Mexican President-elect Felipe Calderon said the fence was "a grave mistake" which would lead to more Mexican deaths on the border.
George W Bush said the new barrier was needed to curtail illegal immigration.
Correspondents say the Republican party hopes the move will secure votes in next month's mid-term elections.
About 10 million Mexicans are thought to live in the US, some four million of them illegally.
An estimated 1.2 million illegal immigrants were arrested last year trying to cross into the US via the border states of Texas, New Mexico, Arizona and California.
Mr Calderon said he deplored the move because "the fence doesn't resolve anything".
"Humanity committed a grave mistake in building the Berlin Wall," he said.
"I'm sure that the United States is committing a grave mistake in building this fence." Outgoing Mexican President Vicente Fox called the plans "shameful".

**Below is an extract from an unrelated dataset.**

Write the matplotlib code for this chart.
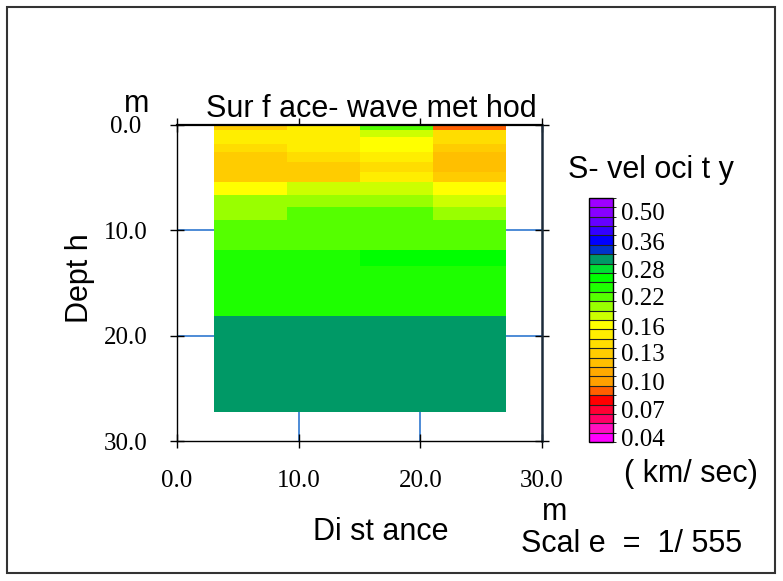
"""
plot.py
surface-wave S-velocity section with stepped colour scale
"""

import matplotlib
matplotlib.use("Agg")
import matplotlib.pyplot as plt
from matplotlib.colors import ListedColormap, BoundaryNorm
from matplotlib.cm import ScalarMappable
from matplotlib.patches import Rectangle
from matplotlib.ticker import FormatStrFormatter

W, H = 783, 581

# column edges along the line (m) and layer boundaries (m depth)
x_edges = [3, 9, 15, 21, 27]
depth_edges = [0, 0.5, 1.1, 1.8, 2.6, 3.5, 4.5, 5.4, 6.6, 7.8, 9.0, 11.9, 13.4, 18.1, 27.2]

# S-wave velocity (km/sec), one row per layer, one value per column
velocity = [
    [0.13, 0.15, 0.22, 0.09],
    [0.15, 0.15, 0.18, 0.14],
    [0.15, 0.15, 0.16, 0.14],
    [0.14, 0.15, 0.16, 0.13],
    [0.13, 0.14, 0.15, 0.12],
    [0.13, 0.13, 0.14, 0.12],
    [0.13, 0.13, 0.15, 0.13],
    [0.16, 0.18, 0.18, 0.16],
    [0.20, 0.20, 0.20, 0.18],
    [0.20, 0.22, 0.22, 0.20],
    [0.22, 0.22, 0.22, 0.22],
    [0.24, 0.24, 0.26, 0.26],
    [0.24, 0.24, 0.24, 0.24],
    [0.31, 0.31, 0.31, 0.31],
]

# colour scale, lowest box first
level_colors = ["#ff00ff", "#ff10c0", "#ff0066", "#ff0033", "#ff0000", "#ff6000",
                "#ffa000", "#ffaa00", "#ffbf00", "#ffcc00", "#ffdd00", "#ffee00",
                "#ffff00", "#ccff00", "#99ff00", "#55ff00", "#1eff00", "#00ff00",
                "#00e033", "#009966", "#0033cc", "#0000ff", "#3300ff", "#6600ff",
                "#8800ff", "#9f00ff"]
level_bounds = [0.035, 0.045, 0.055, 0.065, 0.075, 0.085, 0.095, 0.105, 0.115,
                0.125, 0.135, 0.145, 0.155, 0.17, 0.19, 0.21, 0.23, 0.25, 0.27,
                0.295, 0.32, 0.345, 0.385, 0.43, 0.475, 0.525, 0.575]
cbar_ticks = [0.04, 0.07, 0.10, 0.13, 0.16, 0.22, 0.28, 0.36, 0.50]
axis_ticks = [0, 10, 20, 30]

SANS = "Liberation Sans"
SERIF = "Liberation Serif"
plt.rcParams["font.family"] = SANS


def px(x, y):
    return x / W, 1 - y / H


fig = plt.figure(figsize=(W / 100, H / 100), dpi=100)
fig.patches.append(Rectangle(px(7.5, 573), 767.5 / W, 566 / H, transform=fig.transFigure,
                             fill=False, edgecolor="#333333", linewidth=1.5))

ax = fig.add_axes([177 / W, 1 - 441 / H, 365 / W, 316 / H])
cmap = ListedColormap(level_colors)
norm = BoundaryNorm(level_bounds, cmap.N)
ax.pcolormesh(x_edges, depth_edges, velocity, cmap=cmap, norm=norm)

ax.set_xlim(0, 30)
ax.set_ylim(30, 0)
ax.set_xticks(axis_ticks)
ax.set_yticks(axis_ticks)
ax.xaxis.set_major_formatter(FormatStrFormatter("%.1f"))
ax.yaxis.set_major_formatter(FormatStrFormatter("%.1f"))
ax.set_axisbelow(True)
ax.grid(True, color="#2f78d0", linewidth=1.2)
# grid only on the inner ticks, the frame covers 0 and 30
for axis in (ax.xaxis, ax.yaxis):
    ticks = axis.get_major_ticks()
    ticks[0].gridline.set_visible(False)
    ticks[-1].gridline.set_visible(False)
ax.tick_params(direction="inout", length=10, width=1, top=True, right=True,
               labelsize=18, labelfontfamily=SERIF)
ax.tick_params(axis="x", pad=16)
ax.tick_params(axis="y", pad=32)
plt.setp(ax.get_yticklabels(), ha="center")
for side, lw, col in [("left", 1, "black"), ("bottom", 1, "black"),
                      ("top", 1.6, "black"), ("right", 1.8, "#1c2b3a")]:
    ax.spines[side].set_linewidth(lw)
    ax.spines[side].set_color(col)

# stepped colour bar
cax = fig.add_axes([589 / W, 1 - 442.3 / H, 24 / W, 244.6 / H])
cb = fig.colorbar(ScalarMappable(norm=norm, cmap=cmap), cax=cax, ticks=cbar_ticks,
                  spacing="uniform", drawedges=True, format="%.2f")
cb.outline.set_linewidth(1)
cb.dividers.set_color("#222222")
cb.dividers.set_linewidth(0.8)
cax.tick_params(length=0, pad=6, labelsize=18, labelfontfamily=SERIF)

# labels
fs = 22
fig.text(*px(371, 117), "Sur f ace- wave met hod", fontsize=fs, ha="center", va="baseline")
fig.text(*px(137, 112), "m", fontsize=fs, ha="center", va="baseline")
fig.text(*px(80, 278), "Dept h", fontsize=fs, rotation=90, ha="center", va="center")
fig.text(*px(381, 540), "Di st ance", fontsize=fs, ha="center", va="baseline")
fig.text(*px(555, 520), "m", fontsize=fs, ha="center", va="baseline")
fig.text(*px(521, 552), "Scal e  =  1/ 555", fontsize=fs, ha="left", va="baseline")
fig.text(*px(568, 178), "S- vel oci t y", fontsize=fs, ha="left", va="baseline")
fig.text(*px(624, 482), "( km/ sec)", fontsize=fs, ha="left", va="baseline")

fig.savefig("out.png", dpi=100)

Mexico has pledged to challenge the fence at the United Nations, having already appealed to the Organisation of American States.
'Nation of immigrants'
In signing the Secure Fence Act 2006 into law, Mr Bush said his government would tackle illegal immigration by means of increased funding and numbers of immigration officials.
He said that remote cameras, satellites and unmanned aerial vehicles would also be used to create a "21st-century" border with Mexico.
"Ours is a nation of immigrants - we're also a nation of law," Mr Bush said.
"Unfortunately the United States has not been in complete control of its borders for decades. Therefore illegal immigration has been on the rise."
However, he promised to balance the border plans with a temporary guest-worker programme and moves to grant citizenship to some of the illegal immigrants already in the US.
Those moves are opposed by many within his own Republican party.
'Not impenetrable'
The BBC's Nick Miles in Washington says that many there query how effective the fence will be.
TJ Bonner, president of the National Border Patrol Council, a union representing patrol agents, told The Associated Press that it would not be enough on its own:
"A fence will slow people down by a minute or two, but if you don't have the agents to stop them it does no good. We're not talking about some impenetrable barrier."
The BBC's Duncan Kennedy in Mexico City says opposition to the fence has united Mexican politicians.
They accuse the US of hypocrisy for enjoying the benefits of cheap Mexican labour but not being prepared to offer Mexican people a chance to cross the border legally.